HILARY. He next alludes to the approach of the time when He would resume His glory. Hereafter 1 will not talk much with you.

BEDE. He says this because the time was now approaching for His being taken, and given up to death: For the Prince of this world comes.

AUG. i.e. the devil; the prince of sinners, not of creatures; as the Apostle said, Against the rulers of this world. Or, as He immediately adds by way of explanation, this darkness, meaning, the ungodly. And has nothing in Me. God had no sin as God, nor had His flesh contracted it by a sinful birth, being born of the Virgin. But how, it might be asked, can you die, if you have no sin: He answers,

But that the world may know that I love the Father, and as the Father gave Me commandment, even so I do. Arise, let us go hence. He had been sitting at table with them all this time. Let us go, i.e. to the place, where He, Who had done nothing to deserve death, was to be delivered to death. But He had a commandment from His Father to die.

AUG. That the Son is obedient to the will and commandment of the Father, no more shows a difference in the two, than it would in a human father and son. But over and above this comes the consideration that Christ is not only God, and as such equal to the Father, but also man, and as such inferior to the Father.

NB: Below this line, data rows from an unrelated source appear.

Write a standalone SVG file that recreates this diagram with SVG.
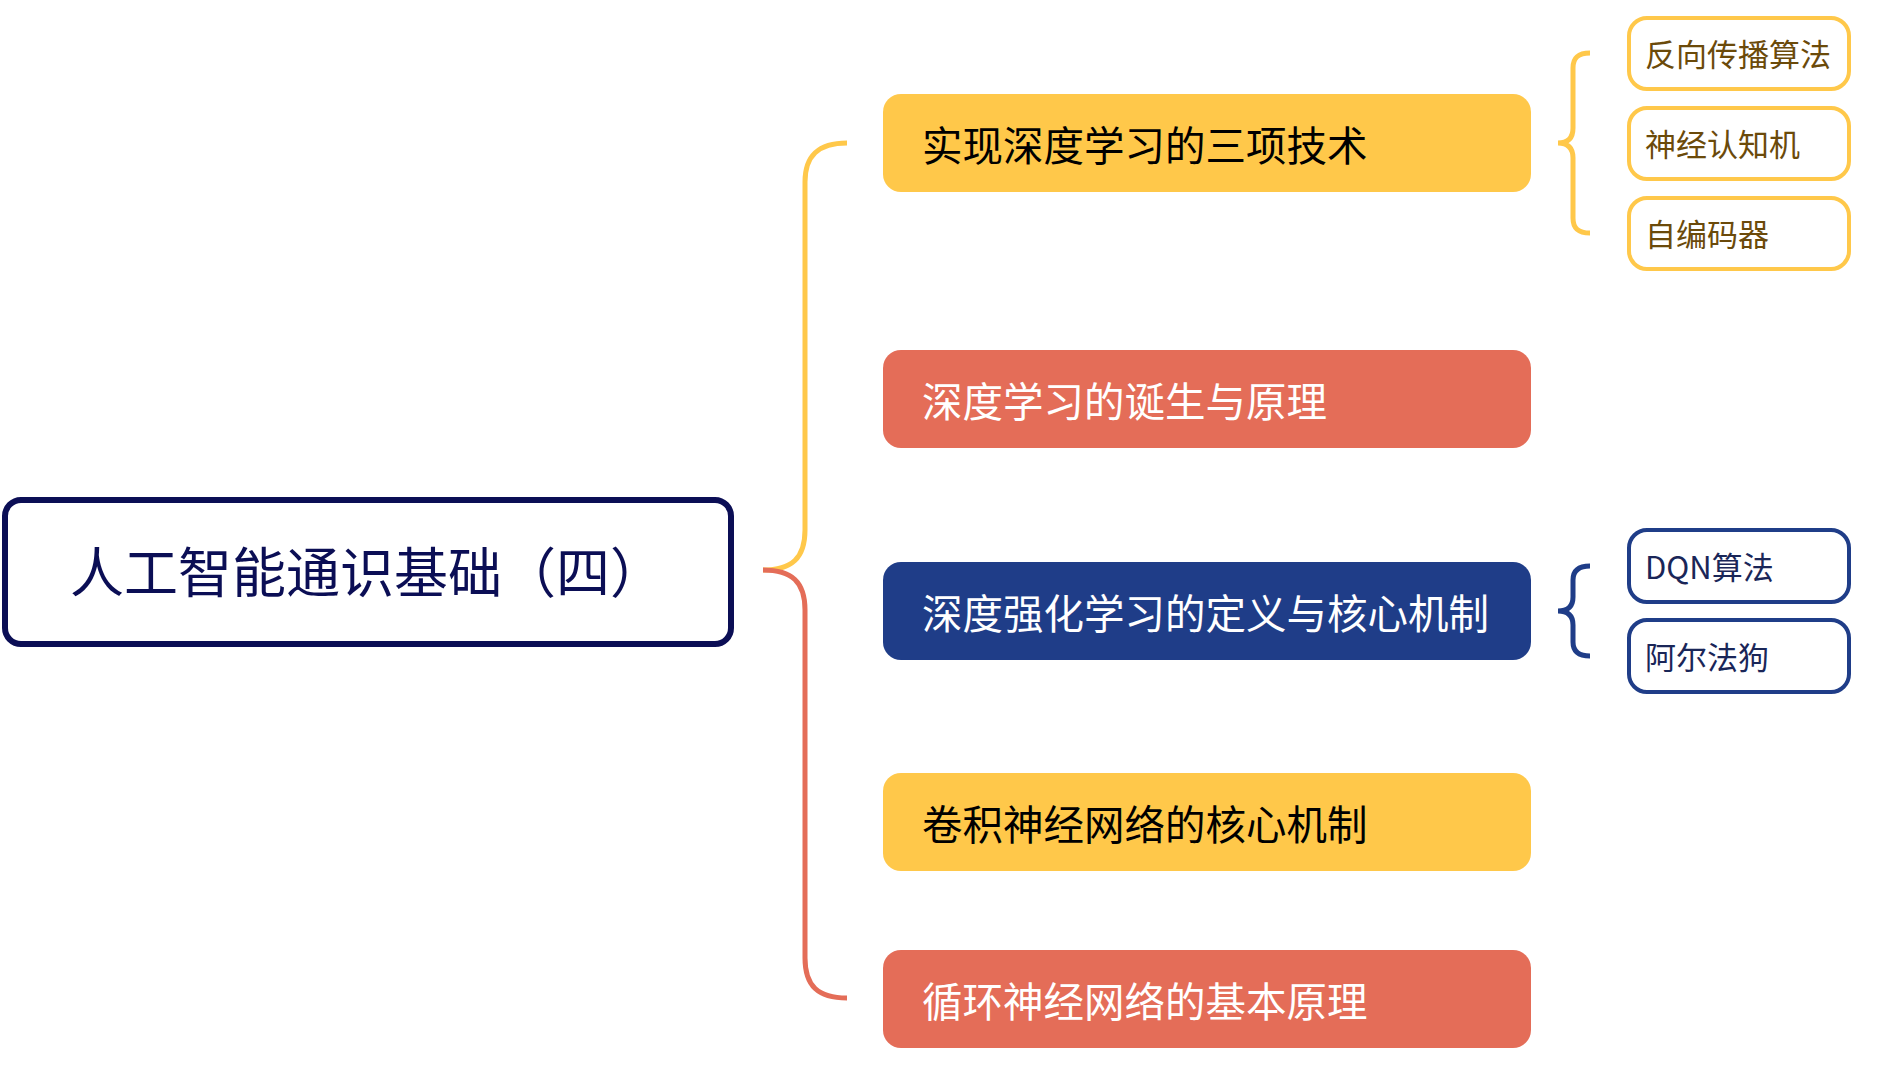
<svg xmlns="http://www.w3.org/2000/svg" width="1887" height="1069" viewBox="0 0 1887 1069">
<style>
  text { font-family: "Noto Sans CJK SC", "Noto Sans", sans-serif; }
  .main { font-size: 40.5px; }
  .sub { font-size: 31px; }
  .y { fill: #FFC84A; }
  .r { fill: #E46D58; }
  .b { fill: #1F3D88; }
  .ysub { fill: #FFFFFF; stroke: #FFC84A; stroke-width: 4; }
  .bsub { fill: #FFFFFF; stroke: #1F3D88; stroke-width: 4; }
  .conn { fill: none; stroke-width: 5; stroke-linecap: butt; }
</style>
<rect width="1887" height="1069" fill="#FFFFFF"/>
<g id="connectors">
  <path class="conn" stroke="#FFC84A" d="M763,570 C792,570 805,558 805,530 L805,182 C805,156 818,143 847,143"/>
  <path class="conn" stroke="#E46D58" d="M763,570 C792,570 805,582 805,610 L805,958 C805,986 818,998 847,998"/>
  <path class="conn" stroke="#FFC84A" d="M1590,53 C1578,53 1573,58 1573,68 L1573,128 C1573,138 1568,143 1558,143 C1568,143 1573,148 1573,158 L1573,218 C1573,228 1578,233 1590,233"/>
  <path class="conn" stroke="#1F3D88" d="M1590,566 C1578,566 1573,571 1573,580 L1573,597 C1573,606 1568,611 1558,611 C1568,611 1573,616 1573,625 L1573,642 C1573,651 1578,656 1590,656"/>
</g>
<g id="root">
  <rect x="5" y="500" width="726" height="144" rx="16" fill="#FFFFFF" stroke="#0B0E55" stroke-width="6"/>
  <text x="70" y="593" font-size="54" fill="#0B0E55">人工智能通识基础（四）</text>
</g>
<g id="n1">
  <rect class="y" x="883" y="94" width="648" height="98" rx="18"/>
  <text class="main" x="922" y="161" fill="#000000">实现深度学习的三项技术</text>
</g>
<g id="n2">
  <rect class="r" x="883" y="350" width="648" height="98" rx="18"/>
  <text class="main" x="922" y="417" fill="#FFFFFF">深度学习的诞生与原理</text>
</g>
<g id="n3">
  <rect class="b" x="883" y="562" width="648" height="98" rx="18"/>
  <text class="main" x="922" y="629" fill="#FFFFFF">深度强化学习的定义与核心机制</text>
</g>
<g id="n4">
  <rect class="y" x="883" y="773" width="648" height="98" rx="18"/>
  <text class="main" x="922" y="840" fill="#000000">卷积神经网络的核心机制</text>
</g>
<g id="n5">
  <rect class="r" x="883" y="950" width="648" height="98" rx="18"/>
  <text class="main" x="922" y="1017" fill="#FFFFFF">循环神经网络的基本原理</text>
</g>
<g id="s1">
  <rect class="ysub" x="1629" y="18" width="220" height="71" rx="18"/>
  <text class="sub" x="1645" y="66" fill="#6B4A0A">反向传播算法</text>
</g>
<g id="s2">
  <rect class="ysub" x="1629" y="108" width="220" height="71" rx="18"/>
  <text class="sub" x="1645" y="156" fill="#6B4A0A">神经认知机</text>
</g>
<g id="s3">
  <rect class="ysub" x="1629" y="198" width="220" height="71" rx="18"/>
  <text class="sub" x="1645" y="246" fill="#6B4A0A">自编码器</text>
</g>
<g id="s4">
  <rect class="bsub" x="1629" y="530" width="220" height="72" rx="18"/>
  <text class="sub" x="1645" y="579" fill="#1A2658">DQN算法</text>
</g>
<g id="s5">
  <rect class="bsub" x="1629" y="620" width="220" height="72" rx="18"/>
  <text class="sub" x="1645" y="669" fill="#1A2658">阿尔法狗</text>
</g>
</svg>
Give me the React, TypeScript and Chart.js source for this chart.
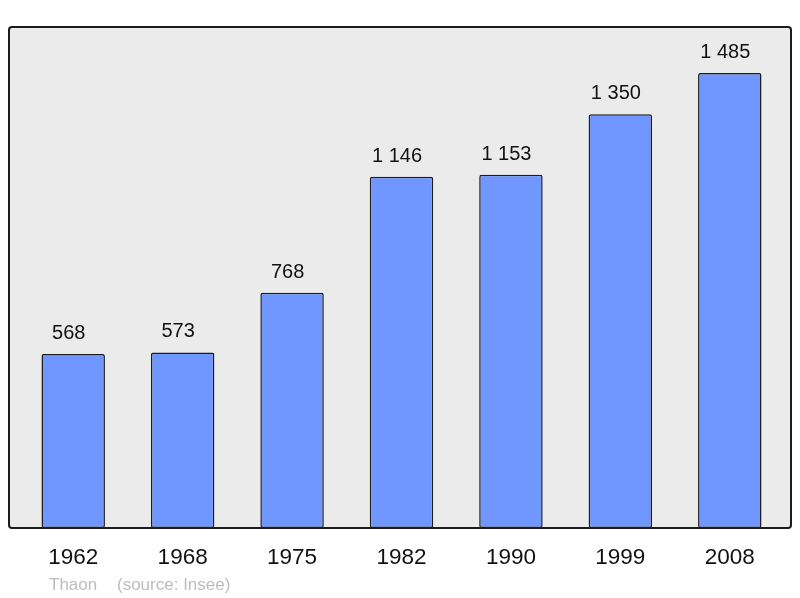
import React, { useEffect, useRef } from "react";
import { Chart, registerables } from "chart.js";

Chart.register(...registerables);

const years = ["1962", "1968", "1975", "1982", "1990", "1999", "2008"];
const population = [568, 573, 768, 1146, 1153, 1350, 1485];
const valueLabels = ["568", "573", "768", "1 146", "1 153", "1 350", "1 485"];
const placeName = "Thaon";
const sourceText = "(source: Insee)";

const FONT = "'Liberation Sans', Arial, sans-serif";

const boxPlugin = {
  id: "boxPlugin",
  beforeDatasetsDraw(chart: any) {
    const ctx = chart.ctx;
    ctx.save();
    ctx.beginPath();
    ctx.roundRect(9, 27, 782, 501, 3);
    ctx.fillStyle = "#ebebeb";
    ctx.fill();
    ctx.restore();
  },
  afterDatasetsDraw(chart: any) {
    const ctx = chart.ctx;
    const xs = chart.scales.x;
    const ys = chart.scales.y;
    ctx.save();
    ctx.beginPath();
    ctx.roundRect(9, 27, 782, 501, 3);
    ctx.lineWidth = 2;
    ctx.strokeStyle = "#1c1c1c";
    ctx.stroke();

    // value labels
    ctx.fillStyle = "#111";
    ctx.font = `20px ${FONT}`;
    ctx.textAlign = "center";
    ctx.textBaseline = "alphabetic";
    population.forEach((v, i) => {
      const x = xs.getPixelForValue(i);
      const y = ys.getPixelForValue(v);
      ctx.fillText(valueLabels[i], x - 4.5, y - 15);
    });

    // category labels
    ctx.font = `22.5px ${FONT}`;
    years.forEach((yr, i) => {
      const x = xs.getPixelForValue(i);
      ctx.fillText(yr, x, 564);
    });

    // footer
    ctx.fillStyle = "#bdbdbd";
    ctx.font = `17px ${FONT}`;
    ctx.textAlign = "left";
    ctx.fillText(placeName, 49, 590);
    ctx.fillText(sourceText, 117, 590);
    ctx.restore();
  },
};

export default function App() {
  const ref = useRef<HTMLCanvasElement>(null);
  useEffect(() => {
    document.body.style.margin = "0";
    const chart = new Chart(ref.current!, {
      type: "bar",
      data: {
        labels: years,
        datasets: [
          {
            data: population,
            backgroundColor: "#7096ff",
            borderColor: "#1c1c1c",
            borderWidth: 1.5,
            borderRadius: 2,
            borderSkipped: false,
            barPercentage: 0.58,
            categoryPercentage: 1,
          },
        ],
      },
      options: {
        responsive: false,
        animation: false,
        devicePixelRatio: 1,
        layout: { padding: { left: 18.5, right: 15.5, top: 27, bottom: 70 } },
        plugins: { legend: { display: false }, tooltip: { enabled: false }, title: { display: false } },
        scales: {
          x: { display: false },
          y: { display: false, min: 0, max: 1635 },
        },
      },
      plugins: [boxPlugin],
    });
    return () => chart.destroy();
  }, []);
  return (
    <div style={{ width: 800, height: 598 }}>
      <canvas ref={ref} width={800} height={598} />
    </div>
  );
}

CHRYS. Arise, let us go hence, is the beginning of the sentence which l, follows. The time and the place (they were in the midst of a town, and it was night time) had excited the disciples’ fears to such a degree, that they could not attend to any thing that was said, but rolled their eyes about, expecting persons to enter and assault them; especially when they heard our Lord say, Yet a little while I am with you; and, The prince of this world comes. To quiet their alarm then, He takes them to another place, where they imagine themselves safe, and would be able to attend to the great doctrines which He was going to set before them.